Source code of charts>
** START **

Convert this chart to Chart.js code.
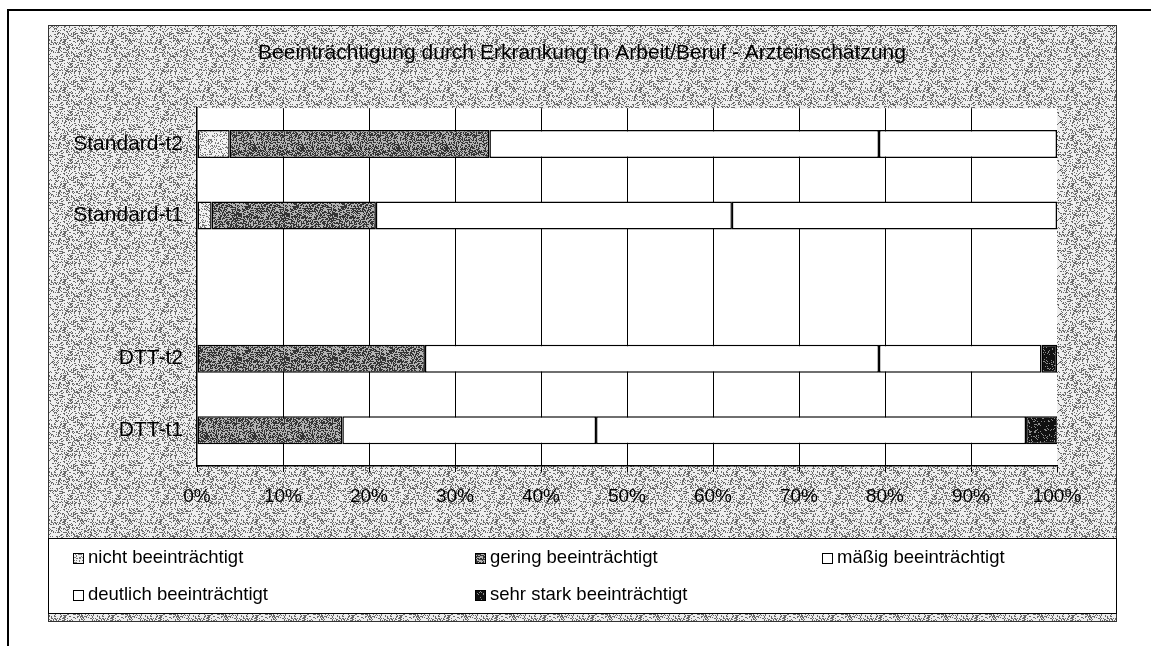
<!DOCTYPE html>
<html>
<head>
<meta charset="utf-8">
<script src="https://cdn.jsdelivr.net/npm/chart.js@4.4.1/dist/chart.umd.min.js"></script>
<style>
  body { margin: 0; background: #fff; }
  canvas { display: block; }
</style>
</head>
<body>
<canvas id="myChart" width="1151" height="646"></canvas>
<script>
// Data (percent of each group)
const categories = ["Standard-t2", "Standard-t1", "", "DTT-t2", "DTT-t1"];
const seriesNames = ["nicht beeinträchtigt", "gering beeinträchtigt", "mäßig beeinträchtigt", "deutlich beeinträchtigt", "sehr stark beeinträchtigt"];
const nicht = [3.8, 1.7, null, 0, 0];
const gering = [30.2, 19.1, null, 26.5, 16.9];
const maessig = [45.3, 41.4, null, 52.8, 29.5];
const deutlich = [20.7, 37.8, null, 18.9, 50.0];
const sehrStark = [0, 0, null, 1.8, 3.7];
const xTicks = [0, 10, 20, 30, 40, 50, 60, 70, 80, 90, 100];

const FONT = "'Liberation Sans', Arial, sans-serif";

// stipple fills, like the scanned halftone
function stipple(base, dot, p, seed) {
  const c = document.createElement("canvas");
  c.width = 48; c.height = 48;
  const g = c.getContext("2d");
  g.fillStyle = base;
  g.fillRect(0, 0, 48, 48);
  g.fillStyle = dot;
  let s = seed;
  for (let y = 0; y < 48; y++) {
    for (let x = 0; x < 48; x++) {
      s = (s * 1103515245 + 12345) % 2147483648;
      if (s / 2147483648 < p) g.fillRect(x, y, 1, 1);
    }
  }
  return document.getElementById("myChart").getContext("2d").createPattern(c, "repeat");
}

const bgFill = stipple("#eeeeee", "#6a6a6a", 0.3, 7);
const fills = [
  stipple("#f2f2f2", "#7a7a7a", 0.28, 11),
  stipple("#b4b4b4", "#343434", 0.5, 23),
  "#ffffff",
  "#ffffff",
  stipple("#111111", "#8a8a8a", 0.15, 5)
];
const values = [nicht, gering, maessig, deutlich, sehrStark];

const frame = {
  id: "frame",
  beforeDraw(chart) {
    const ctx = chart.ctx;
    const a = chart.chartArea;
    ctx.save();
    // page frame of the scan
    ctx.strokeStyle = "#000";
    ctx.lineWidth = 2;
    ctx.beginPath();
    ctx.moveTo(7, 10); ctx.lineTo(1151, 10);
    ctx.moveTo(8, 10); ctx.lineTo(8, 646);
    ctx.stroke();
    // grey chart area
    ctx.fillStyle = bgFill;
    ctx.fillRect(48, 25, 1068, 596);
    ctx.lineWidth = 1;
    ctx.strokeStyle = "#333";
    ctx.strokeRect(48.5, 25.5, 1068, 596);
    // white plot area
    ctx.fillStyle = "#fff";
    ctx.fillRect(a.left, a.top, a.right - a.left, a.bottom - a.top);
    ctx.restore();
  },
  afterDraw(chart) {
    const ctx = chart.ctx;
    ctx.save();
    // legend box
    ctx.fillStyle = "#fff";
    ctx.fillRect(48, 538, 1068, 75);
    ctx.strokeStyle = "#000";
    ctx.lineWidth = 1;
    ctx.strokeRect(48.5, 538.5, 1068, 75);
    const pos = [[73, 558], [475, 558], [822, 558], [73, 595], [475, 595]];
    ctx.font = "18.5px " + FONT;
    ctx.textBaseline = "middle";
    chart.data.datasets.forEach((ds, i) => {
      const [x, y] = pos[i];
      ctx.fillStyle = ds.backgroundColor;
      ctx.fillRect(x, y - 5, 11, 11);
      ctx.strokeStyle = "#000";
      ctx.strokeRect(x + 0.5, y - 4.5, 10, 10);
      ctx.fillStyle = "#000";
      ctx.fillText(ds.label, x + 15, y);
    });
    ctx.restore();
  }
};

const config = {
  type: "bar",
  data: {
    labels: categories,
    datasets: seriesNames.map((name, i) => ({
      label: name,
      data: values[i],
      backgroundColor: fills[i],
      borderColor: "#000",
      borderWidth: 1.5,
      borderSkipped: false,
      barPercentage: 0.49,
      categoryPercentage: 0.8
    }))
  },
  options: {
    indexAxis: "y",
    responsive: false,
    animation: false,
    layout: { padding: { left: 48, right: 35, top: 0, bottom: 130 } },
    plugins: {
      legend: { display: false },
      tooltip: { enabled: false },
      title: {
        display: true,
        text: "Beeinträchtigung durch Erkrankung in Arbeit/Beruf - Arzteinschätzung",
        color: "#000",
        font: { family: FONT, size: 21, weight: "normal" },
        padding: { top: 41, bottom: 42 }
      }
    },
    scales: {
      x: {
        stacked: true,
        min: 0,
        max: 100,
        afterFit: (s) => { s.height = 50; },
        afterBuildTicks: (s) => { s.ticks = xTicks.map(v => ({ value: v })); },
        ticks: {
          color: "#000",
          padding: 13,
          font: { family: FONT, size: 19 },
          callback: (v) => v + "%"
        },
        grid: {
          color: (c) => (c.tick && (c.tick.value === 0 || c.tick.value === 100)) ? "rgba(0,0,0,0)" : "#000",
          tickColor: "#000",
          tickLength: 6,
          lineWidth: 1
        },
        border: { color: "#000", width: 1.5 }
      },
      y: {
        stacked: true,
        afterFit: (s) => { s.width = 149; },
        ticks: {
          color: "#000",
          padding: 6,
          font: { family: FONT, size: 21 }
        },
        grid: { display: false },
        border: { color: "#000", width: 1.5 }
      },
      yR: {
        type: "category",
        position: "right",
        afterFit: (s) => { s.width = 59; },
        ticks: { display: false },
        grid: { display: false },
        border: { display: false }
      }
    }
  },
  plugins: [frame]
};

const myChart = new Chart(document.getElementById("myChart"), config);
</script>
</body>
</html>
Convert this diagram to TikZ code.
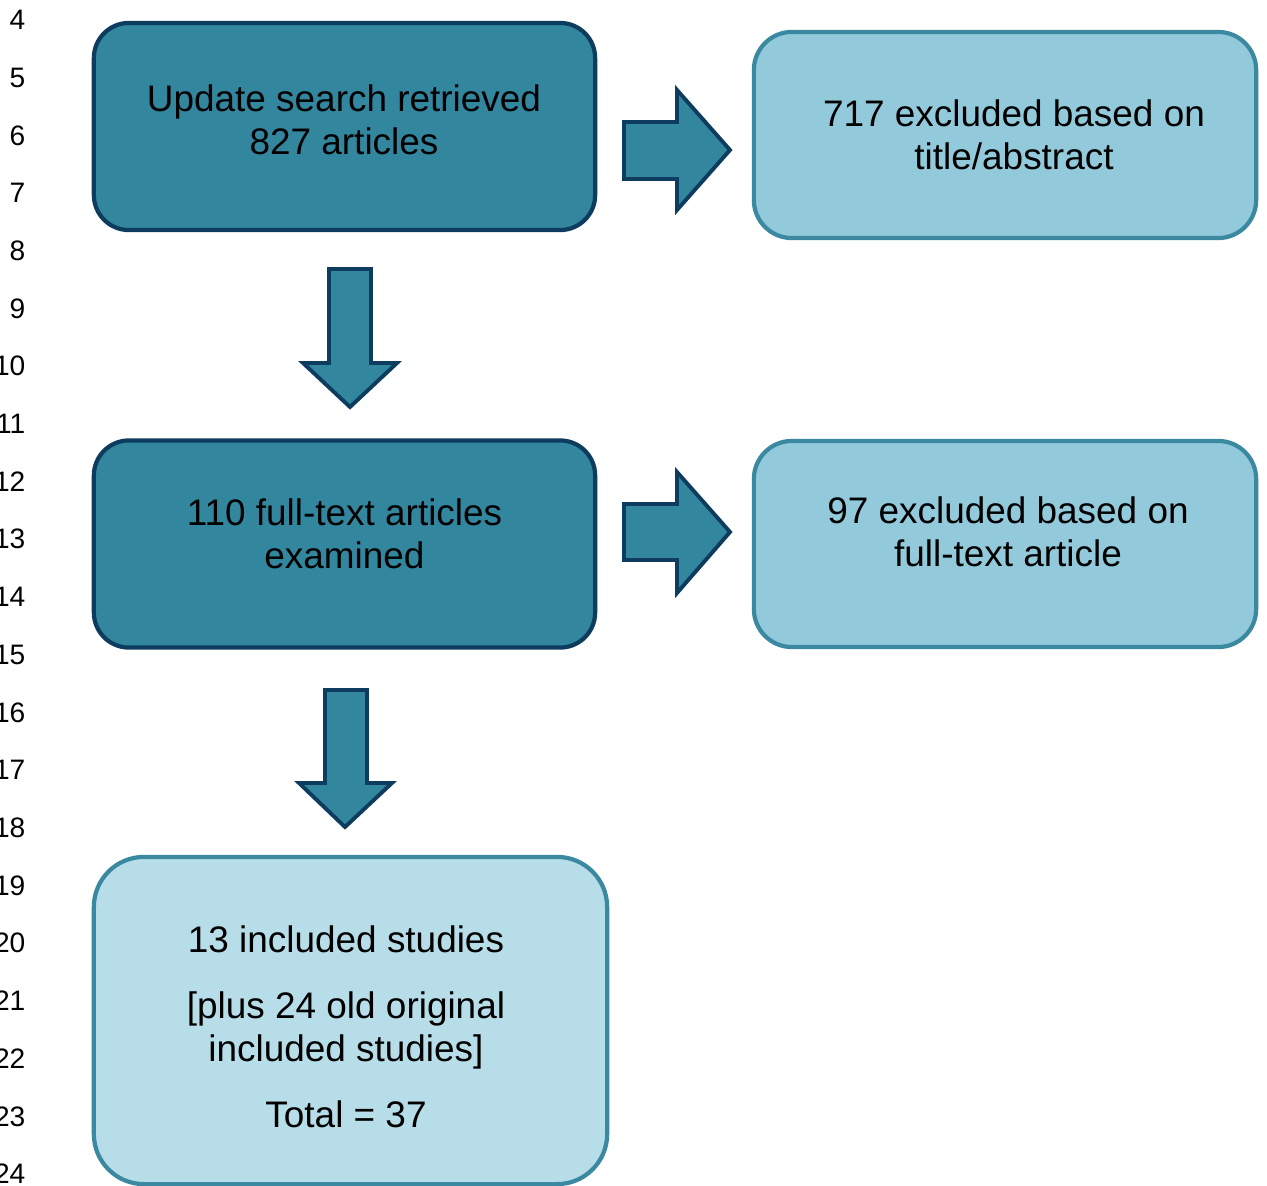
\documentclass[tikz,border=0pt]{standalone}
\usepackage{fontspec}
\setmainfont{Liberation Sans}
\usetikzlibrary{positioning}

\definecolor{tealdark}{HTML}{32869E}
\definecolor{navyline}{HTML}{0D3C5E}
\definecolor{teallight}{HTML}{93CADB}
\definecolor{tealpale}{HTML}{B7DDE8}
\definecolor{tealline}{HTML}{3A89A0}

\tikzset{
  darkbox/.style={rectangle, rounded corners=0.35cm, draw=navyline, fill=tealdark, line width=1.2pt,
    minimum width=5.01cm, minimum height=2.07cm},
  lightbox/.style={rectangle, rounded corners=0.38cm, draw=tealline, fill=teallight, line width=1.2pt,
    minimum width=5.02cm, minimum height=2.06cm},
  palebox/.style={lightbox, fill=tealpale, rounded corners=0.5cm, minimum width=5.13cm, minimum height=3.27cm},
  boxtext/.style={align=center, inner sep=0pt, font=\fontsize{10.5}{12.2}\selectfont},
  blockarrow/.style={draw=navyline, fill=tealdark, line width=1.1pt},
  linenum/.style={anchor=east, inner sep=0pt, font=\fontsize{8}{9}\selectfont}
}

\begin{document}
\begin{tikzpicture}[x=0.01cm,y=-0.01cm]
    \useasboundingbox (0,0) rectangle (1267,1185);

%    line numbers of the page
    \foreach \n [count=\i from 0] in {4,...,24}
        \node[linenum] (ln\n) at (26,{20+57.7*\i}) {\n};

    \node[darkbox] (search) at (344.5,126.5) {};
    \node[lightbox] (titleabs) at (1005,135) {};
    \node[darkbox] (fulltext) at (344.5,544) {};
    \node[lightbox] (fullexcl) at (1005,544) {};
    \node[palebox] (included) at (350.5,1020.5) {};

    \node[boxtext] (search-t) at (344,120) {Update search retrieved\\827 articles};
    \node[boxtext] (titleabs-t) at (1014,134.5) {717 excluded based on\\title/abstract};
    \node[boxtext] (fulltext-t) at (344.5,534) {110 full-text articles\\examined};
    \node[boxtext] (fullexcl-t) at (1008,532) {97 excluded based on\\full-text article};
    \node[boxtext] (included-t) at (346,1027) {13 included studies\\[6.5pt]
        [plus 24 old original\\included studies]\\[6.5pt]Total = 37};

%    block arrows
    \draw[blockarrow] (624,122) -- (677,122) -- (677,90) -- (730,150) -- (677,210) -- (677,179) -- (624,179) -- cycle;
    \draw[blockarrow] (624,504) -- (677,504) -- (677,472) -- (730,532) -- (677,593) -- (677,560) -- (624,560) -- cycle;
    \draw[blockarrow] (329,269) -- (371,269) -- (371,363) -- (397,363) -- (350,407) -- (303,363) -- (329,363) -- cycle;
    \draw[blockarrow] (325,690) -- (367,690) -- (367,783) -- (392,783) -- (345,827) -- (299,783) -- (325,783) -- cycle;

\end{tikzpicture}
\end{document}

** END **

Goal> Copy out the lines in which the string "this" appears.

Answer to the problem>
Convert this chart to Chart.js code.
Convert this diagram to TikZ code.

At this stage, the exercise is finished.